The day after the Grey Company overtake Théoden and his escort and deliver their messages to Aragorn, he emerges from a chamber in the Hornburg with Halbarad, the sons of Elrond, and Legolas and Gimli. Merry gazes at him in shock. It is “as if in one night many years had fallen on his head. Grim was his face, grey-hued and weary.”
Later Aragorn tells them that he has looked into the Stone of Orthanc and that there he has confronted Sauron himself. Gimli is horrified, remembering what had happened to Pippin when he looked into it and perhaps thinking, too, of Saruman and how he had been corrupted by Sauron and turned traitor.
“‘You have looked in that accursed stone of wizardry!’ exclaimed Gimli with fear and astonishment in his face. ‘Did you say aught to – him? Even Gandalf feared that encounter.'”
The implication in what Gimli says is that Aragorn has no more business looking into this tool of the Dark Lord’s than Pippin. Aragorn’s response is almost frightening.
“You forget to whom you speak… What do you fear that I should say to him? Did I not openly proclaim my title before the doors of Edoras?”
But Gimli has forgotten. The travel stained warrior with whom he has gone through so much is the heir of Isildur and Elendil. He rightfully bears Andúril, Narsil, the sword that cut the Ring from Sauron’s hand, reforged. He is the heir of Eärendil, the Morning Star, who brought aid to the defeated peoples of Middle-earth when it seemed that Morgoth and his lieutenant, Sauron, had triumphed. And he is heir to Beren and to Lúthien who took a Silmaril from the iron crown of Morgoth. He is “the lawful master of the Stone and has “both the right and the strength to use it.”
It is essential here to understand that Aragorn is not trying to present himself as one who has gained some kind of extra special bragging rights. There is no, “Look at me, everyone!” going on here. This is what it means to respond to a calling. George, Duke of York, was gripped by fear as he approached a coronation that he never expected before his brother, Edward VIII, abdicated.
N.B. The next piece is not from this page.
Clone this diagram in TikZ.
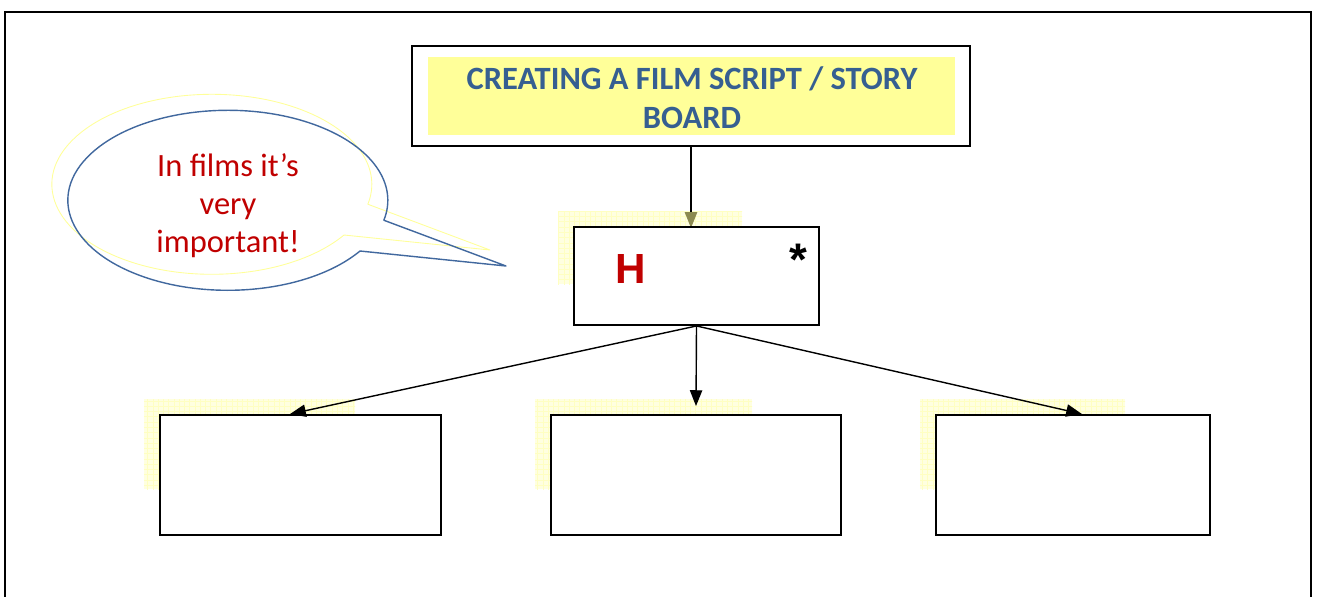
\documentclass[tikz,border=0pt]{standalone}
\usepackage{fontspec}
\setmainfont{Carlito}
\newfontfamily\arialfont{Liberation Sans}
\usetikzlibrary{arrows.meta,patterns}
\definecolor{titleblue}{HTML}{365F91}
\definecolor{darkred}{HTML}{C00000}
\definecolor{padyellow}{HTML}{FFFF99}
\definecolor{shadowyellow}{HTML}{FFFFCC}
\definecolor{bubbleblue}{HTML}{41689E}
\definecolor{tipolive}{HTML}{8C8A50}
\tikzset{
frame/.style={draw, line width=1.2pt},
panel/.style={draw, line width=1.1pt, fill=white, rectangle, inner sep=0pt},
padshadow/.style={fill=shadowyellow, fill opacity=0.6, draw=none,
	postaction={pattern=grid, pattern color=padyellow!60}},
link/.style={line width=0.8pt, -{Triangle[length=9pt,width=7pt]}},
bubbleline/.style={draw=bubbleblue, line width=0.8pt, line join=round},
bubbleglow/.style={draw=padyellow, line width=0.5pt, line join=round}
}
\begin{document}
\begin{tikzpicture}[x=0.02cm, y=-0.02cm]
	\useasboundingbox (0,0) rectangle (1318,596);
	\draw[frame] (5,600) -- (5,12) -- (1311,12) -- (1311,600);
	\draw[bubbleglow, shift={(-16,-16)}] (360,251) arc[start angle=34.3, end angle=372.8, x radius=160, y radius=90] -- (506,266) -- cycle;
	\draw[bubbleline] (360,251) arc[start angle=34.3, end angle=372.8, x radius=160, y radius=90] -- (506,266) -- cycle;
	\node[text=darkred, align=center, font=\fontsize{18.5}{21.8}\selectfont] (note) at (228,205.5) {In films it’s\\very\\important!};
	\node[panel, minimum width=11.16cm, minimum height=2cm] (title) at (691,96) {};
	\node[fill=padyellow, inner sep=0pt, minimum width=10.54cm, minimum height=1.56cm] (titlepad) at (691.5,96) {};
	\node[text=titleblue, align=center, font=\bfseries\fontsize{18.5}{22}\selectfont] (titletext) at (692,97.5) {CREATING A FILM SCRIPT / STORY\\BOARD};
	\path[padshadow] (558,211) rectangle (742,284);
	\draw[link, -{Triangle[length=9pt,width=7pt,color=tipolive]}] (title.south) -- (title.south |- 0,228);
	\node[panel, minimum width=4.9cm, minimum height=1.96cm] (hbox) at (696.5,276) {};
	\node[anchor=base, text=darkred, font=\arialfont\bfseries\fontsize{24}{28}\selectfont] (hmark) at (631,283) {H};
	\node[anchor=base, font=\arialfont\bfseries\fontsize{26}{30}\selectfont] (star) at (798,275) {*};
	\path[padshadow] (144,399) rectangle (355,489);
	\path[padshadow] (535,399) rectangle (752,489);
	\path[padshadow] (920,399) rectangle (1125,489);
	\node[panel, minimum width=5.62cm, minimum height=2.4cm] (lbox) at (300.5,475) {};
	\node[panel, minimum width=5.8cm, minimum height=2.4cm] (mbox) at (696,475) {};
	\node[panel, minimum width=5.48cm, minimum height=2.4cm] (rbox) at (1073,475) {};
	\draw[link] (hbox.south) -- ([xshift=-0.21cm]lbox.north);
	\draw[link] (hbox.south) -- ([yshift=0.16cm]mbox.north);
	\draw[link] (hbox.south) -- ([xshift=0.18cm]rbox.north);
\end{tikzpicture}
\end{document}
The fear was connected to the terrible stammer from which he suffered, a story told in the film, The King’s Speech. Later he was to describe how, when the Archbishop of Canterbury anointed him, a strength came into him and he left Westminster Abbey a different man. He was King George VI. He continued to struggle with many fears and there is a particularly poignant story of a day when he was to meet British troops in North Africa and had almost to be dragged from his tent because once again the fear had overcome him. When I first heard this story my love and admiration for him deepened, knowing the inner fears that he had to overcome, almost daily, in order to fulfil his duty to his people. The struggle ultimately brought him to an early death when in his 50s. Strength is given to fulfil a calling but a price has to be paid as well. This is rarely understood by those who seek power.
That is why Aragorn overcomes Sauron in the struggle for ownership of the Stone of Orthanc, just. He is its true lord and yet he recognises that he is the servant of a destiny that is far greater than he is. Thomas Merton put this tension wonderfully in his book, No Man is an Island.
“Our Christian destiny is, in fact, a great one: but we cannot achieve greatness unless we lose all interest in being great. For our own idea of greatness is illusory, and if we pay too much attention to it we will be lured out of the peace and stability of the being God gave us, and we will seek to live in a myth we have created for ourselves. And when we are truly ourselves we lose most the futile self-consciousness that keeps us constantly comparing ourselves with others to see how big we are.”
It is not Aragorn but Sauron who lives in a self-created myth and that is why he loses this struggle but, as Gimli puts it, “he wields great dominion, nonetheless.” Aragorn’s challenge will bring forth a terrible response.